If you're feeling particlarly thrifty (or perhaps a little vegan/vegetarian), go ahead and omit the sausage. I just happen to like the contrast of smoky salty sausage against the rich nuttiness of the lentils and the vinegary tang of the dressing.
And speaking of lentils... While Puy lentils can be hard to find and are slightly more expensive than the regular varieties, they're worth any trouble incurred in hunting them down. Try your local health food, bulk or gourmet food stores. If you can't get your hands on Puy lentils, go ahead and use the regular brown ones instead. I promise not to judge you.
Warm Lentil Salad
2 cups Puy lentils
2 bay leaves
¼ cup each olive oil and balsamic vinegar
1 tbsp Dijon mustard
1 tsp fresh ground pepper
½ tsp salt
2 shallots, thinly sliced
¼ cup chopped fresh parsley
½ lb smoked sausage (kielbasa is good)
Salad greens (preferably baby spinach or arugula)
In a large pot full of boiling water, cook the lentils with bay leaves for about 20-25 minutes or until just barely tender - you want them to still have a bit of a bite. Drain and set aside.
While the lentils are cooking, whisk together olive oil, balsamic, mustard, pepper and salt. Pour over the warm lentils, tossing to coat. Stir in shallot and parsley.

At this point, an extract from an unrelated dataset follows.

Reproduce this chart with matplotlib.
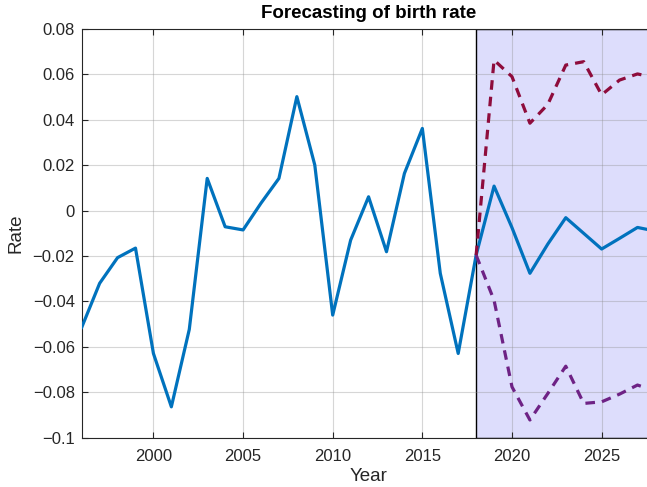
import numpy as np
import matplotlib
matplotlib.use("Agg")
import matplotlib.pyplot as plt

plt.rcParams['font.family'] = ['Liberation Sans', 'DejaVu Sans']

# observed / forecast rate (one continuous series)
years = np.arange(1996, 2029)
rate = [-0.0514, -0.032, -0.0207, -0.0165, -0.0629, -0.0864, -0.0523, 0.0142,
        -0.0071, -0.0085, 0.0033, 0.0142, 0.0502, 0.0201, -0.046, -0.013,
        0.0061, -0.0181, 0.0164, 0.0362, -0.0276, -0.0629, -0.0196,
        0.0108, -0.0075, -0.0276, -0.0147, -0.0031, -0.010, -0.0169,
        -0.0122, -0.0074, -0.009]

# forecast bounds
fc_years = np.arange(2018, 2029)
upper = [-0.0196, 0.0663, 0.059, 0.0385, 0.0468, 0.0641, 0.0656, 0.051,
         0.0575, 0.0602, 0.0585]
lower = [-0.0196, -0.0395, -0.0776, -0.0922, -0.0805, -0.0685, -0.0849,
         -0.0842, -0.0808, -0.0768, -0.0795]

fig = plt.figure(figsize=(6.47, 4.87), dpi=100)
ax = fig.add_axes([0.1263, 0.1012, 0.8867, 0.8393])

ax.axvspan(2018, 2028, facecolor='#DDDDFC', edgecolor='black', linewidth=1.0, zorder=1)

ax.plot(years, rate, color='#0072BD', linewidth=2.3, zorder=3)
ax.plot(fc_years, upper, color='#8E0C3C', linewidth=2.3, linestyle=(0, (3, 2.2)), zorder=3)
ax.plot(fc_years, lower, color='#6E2285', linewidth=2.3, linestyle=(0, (3, 2.2)), zorder=3)

ax.set_xlim(1996, 2028)
ax.set_ylim(-0.1, 0.08)
ax.set_xticks([2000, 2005, 2010, 2015, 2020, 2025])
ax.set_yticks(np.arange(-0.1, 0.081, 0.02))
ax.set_yticklabels(['\u22120.1', '\u22120.08', '\u22120.06', '\u22120.04', '\u22120.02',
                    '0', '0.02', '0.04', '0.06', '0.08'])

ax.grid(True, color='#8C8C8C', alpha=0.35, linewidth=0.8)
ax.tick_params(direction='in', top=True, right=True, labelsize=12,
               colors='#262626', length=4, width=0.8)
ax.tick_params(axis='x', pad=8)
ax.tick_params(axis='y', pad=5)
for s in ax.spines.values():
    s.set_color('#262626')
    s.set_linewidth(0.8)

ax.set_xlabel('Year', fontsize=13.5, color='#262626', labelpad=3)
ax.set_ylabel('Rate', fontsize=13.5, color='#262626', labelpad=6)
fig.text(0.569, 0.972, 'Forecasting of birth rate', fontsize=13.5, fontweight='bold',
         ha='center', va='center')

fig.savefig('out.png', dpi=100)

Slice the sausage into ¼" thick rounds. Using a large frying pan set over high heat, cook sausage slices until nicely browned on both sides. Stir into the lentil mixture.
To serve, arrange a couple of handfuls of salad greens onto each plate and top with a generous mound of still-warm lentils. Sprinkle with a little extra chopped parsley, if so desired, and serve immediately - preferably with a hunk of crusty bread to mop up the plate when you're done.
I recently discovered the joy of the Puy. You're right, they are worth the work to find.